Four major economic factors which prevent Iran from moving capital from Tehran

Business Materials 25 December 2013 17:19 (UTC +04:00)

Baku, Azerbaijan, Dec. 25

By Umid Niayesh - Trend:

Iranian parliament has approved an MP-proposed document for picking another city for country's capital and move the government from Tehran on Dec. 24.

While the parliament has accepted the document in general, it still has to study the details of the proposal, and if approved, the document will be forwarded to Iran's Guardian Council, which looks into the document, to see whether it violates the Constitution and the Islamic laws.
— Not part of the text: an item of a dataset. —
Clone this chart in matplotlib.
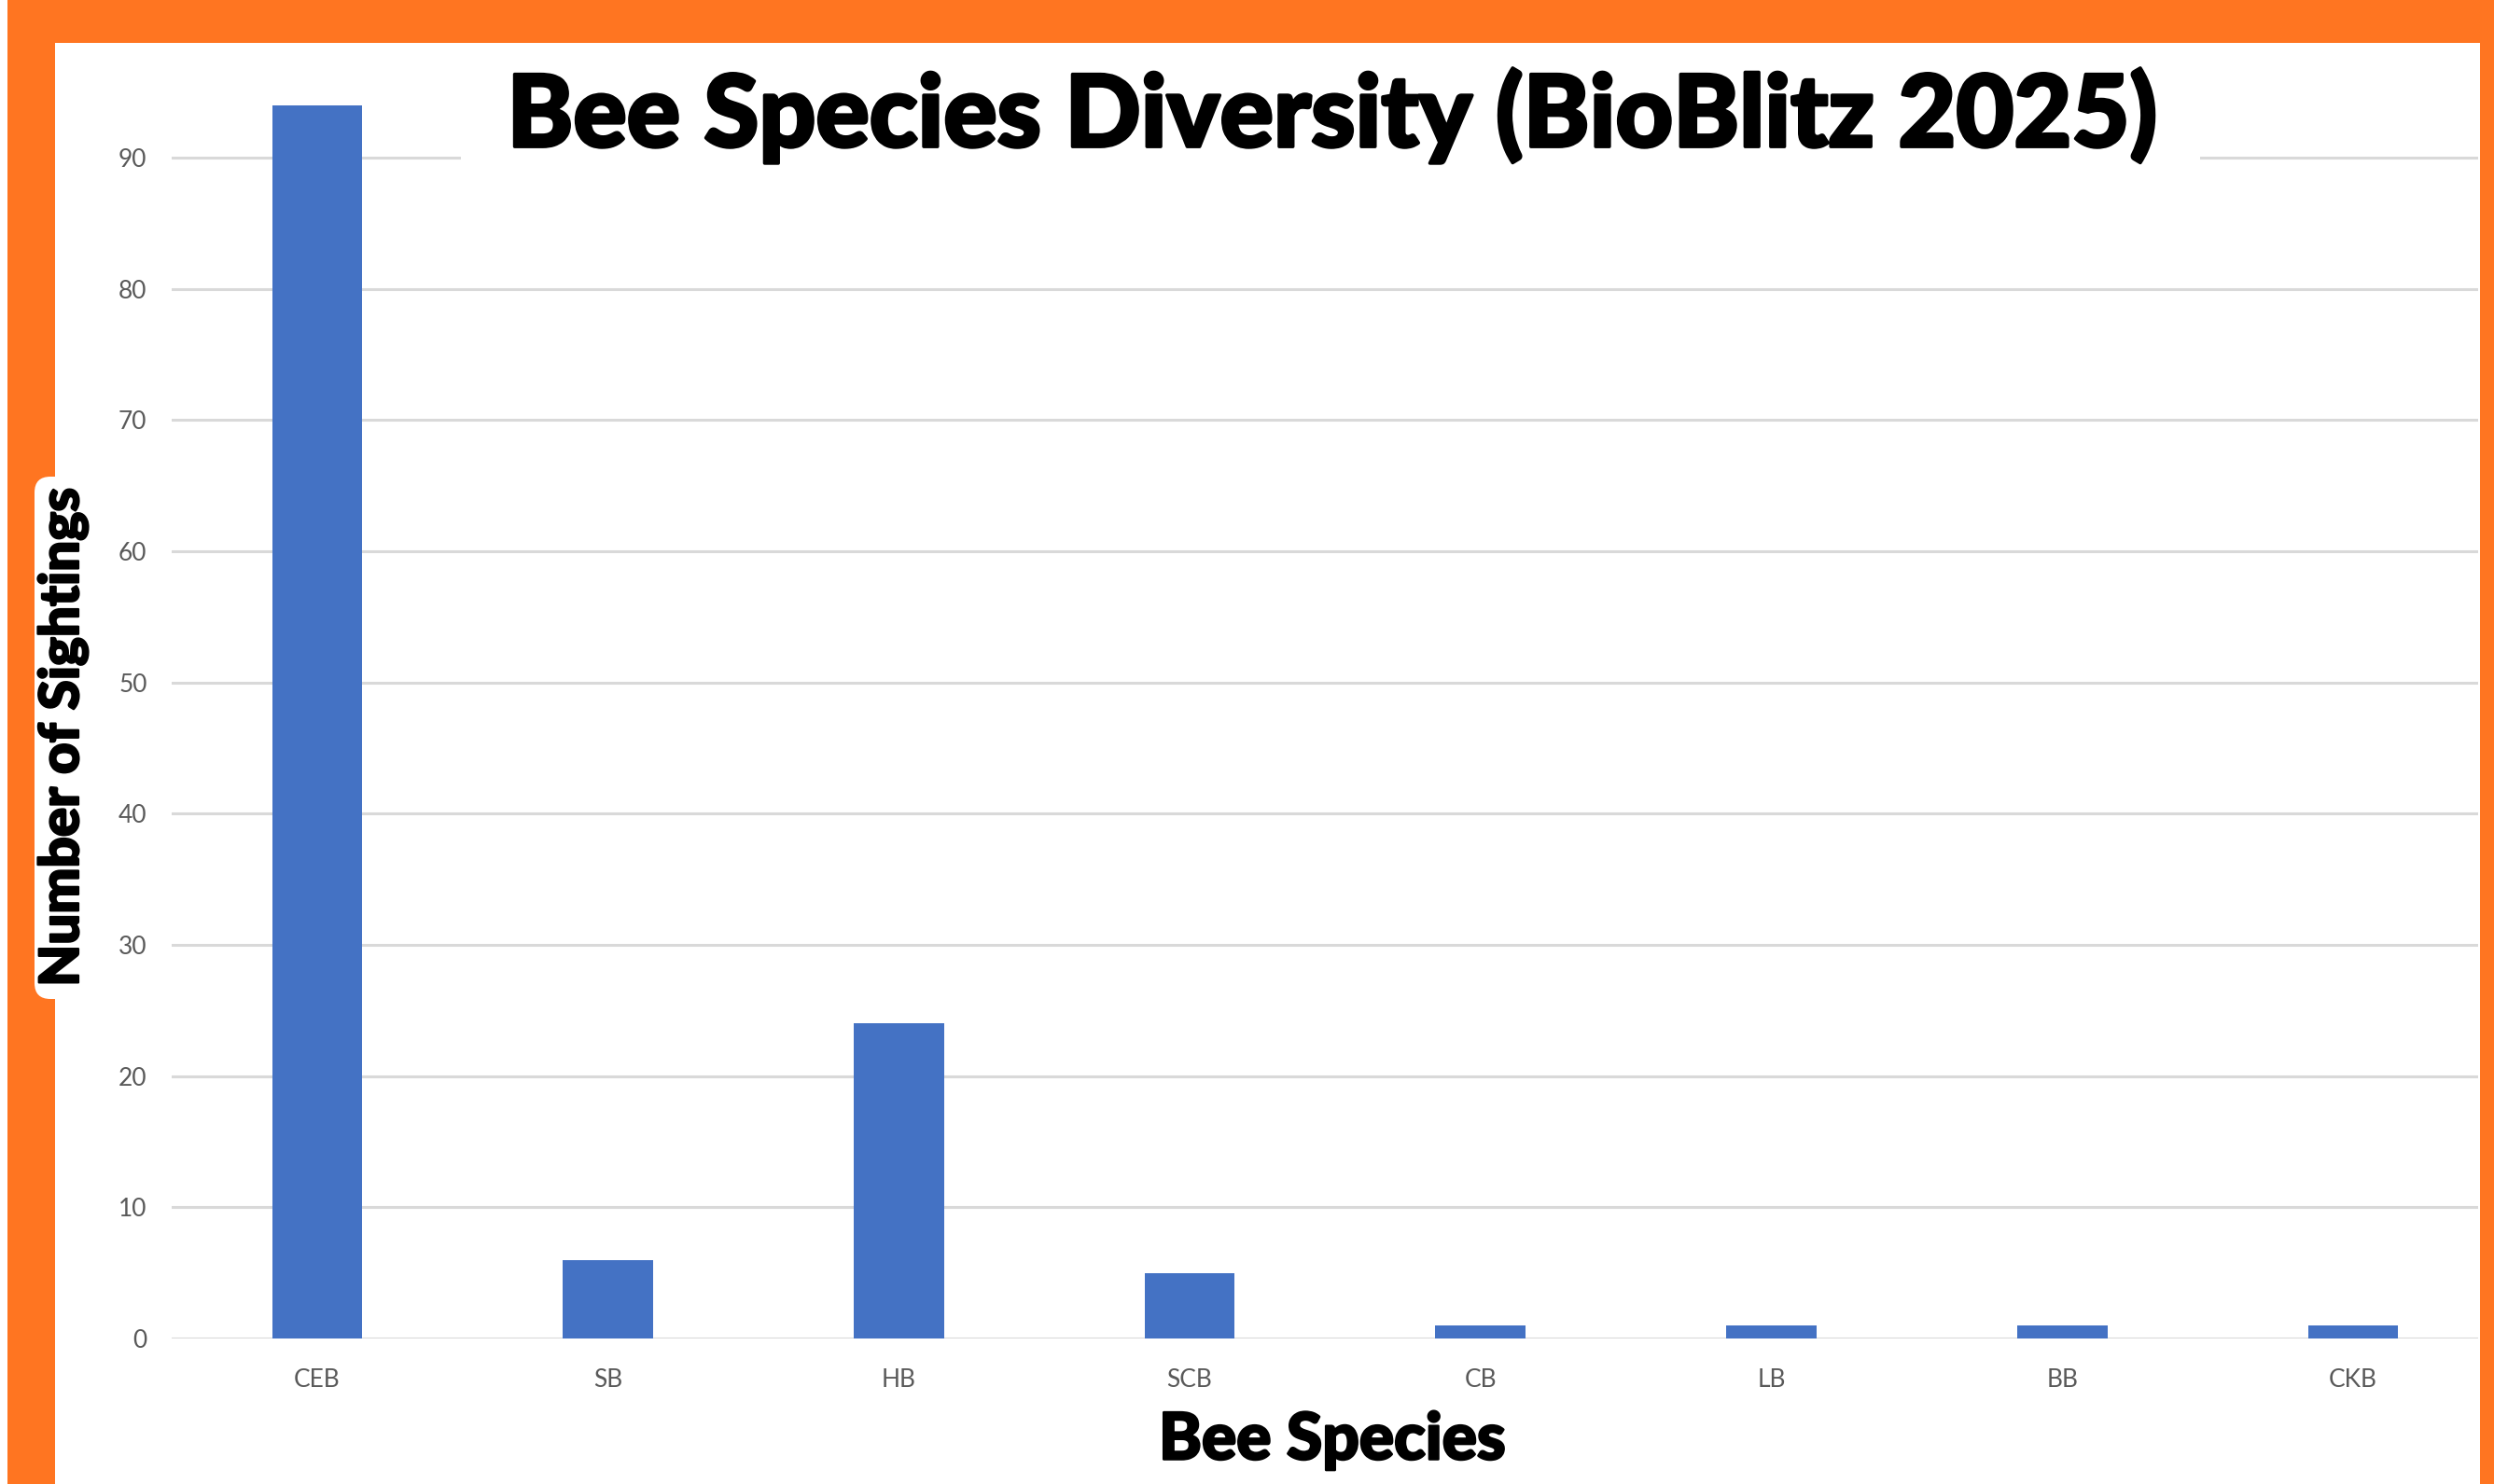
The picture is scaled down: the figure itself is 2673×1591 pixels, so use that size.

The idea for the change of capital isn't new. Whenever there's a traffic problem, or a heavy pollution issue, the idea was always brought up. But this time, it is different.

The proposal reads that a council headed by president or vice-president should be set up and spend the next two years studying which alternate location would be best for the capital.

The official process to change Iran's capital has started when the parliament approved the document. However, the process promises to be long-lasting, because, some stand against the idea, namely, the current Iranian government.

The administration of Hassan Rouhani believes that if the document is approved, then the actual moving of the capital to other city, would impose high expenses to the administration.

The administration says that such grand changes should be approved by only the Supreme Leader, Ayatollah Ali Khamenei.

Some officials in Iran believe change of capital is not realistic, as country's vice president for legal and parliamentary affairs, Majid Ansari said that even if approved, the execution of the plan wouldn't be realized even in 20 years.

There are some major reasons of concern why the capital should be moved from Tehran. One of such reasons is frequent earthquakes. The overpopulated city's location is prone to strong quakes. Tehran experienced its last major earthquake in 1830, when an estimated 45,000 people were killed. Experts say the fault lines around Tehran have been slipping and gathering energy ever since.

The probability of an earthquake above 7 on the Richter scale hitting Tehran in the next 10 years currently stands at around 65 percent, according to the head of the International Seismographic Research Center of Iran's Ministry of Science.

Another big problem in Tehran is air pollution. City's commercial and academic life has been shut down due to air pollution repeatedly in recent years. Government offices, universities, and schools have been closed several times. Back in 2011, the World Bank put the cost of air pollution in Tehran at about $3.3 billion. Obviously, the cost has increased since then as air pollution has been getting worse from year to year.

The traffic problem in Tehran has not yet been solved as well. Along with that, approximately 150,000 people add up to the total population of Tehran, which now stands at about 15 million people.

On the other hand, Tehran has several major economic factors that simply cannot be discarded. Last year's report from Iran's Statistical Center said Tehran shared the most of the country's total GDP in 2010 at 34 percent (11 percent of country's total population).

Another factor is that some 50 percent of country's tax revenues come from Tehran, according to December 2013 statement from Iranian MP Hossein Garousi.

Third factor brings us back to air pollution. With heavy air pollution hitting Tehran once in a while, the government is forced to announce days-off, which force various institutions, companies and other structures to shut down. Such shut downs impose 6 trillion rials (approximately $242 million based on official rate of 24,779 rilas per each USD) of costs to the country's economy per each day, according to the Iranian MP, Mohammad Reza Tabesh.

The fourth factor has to deal with car manufacturing. Iran's car manufacturing industry which is the second most active industry of the country, after its oil and gas industry, accounts for 10% of Iran's GDP, is mainly located in Tehran. Moving the capital might eventually force some car manufacturers move along, to other cities.

If the capital is to be moved from Tehran, there are several cities of Iran that can be considered as possible options. Tabriz and Arak are possible alternative capitals, although they also suffer from air pollution and traffic, yet to a lesser extent than Tehran.

Another city that should be mentioned is Semnan, which is in central Iran. Iranian Mehr news agency reported on Dec. 24 that the project of transferring water from the Caspian Sea to Semnan which is scheduled to be completed by March 2016 may be the reason behind Semnan not being the best option for relocating the capital there.

These are all estimates, and the relocation of Iran's capital still has to go through a number of barriers and approvals, before the idea actually becomes a reality.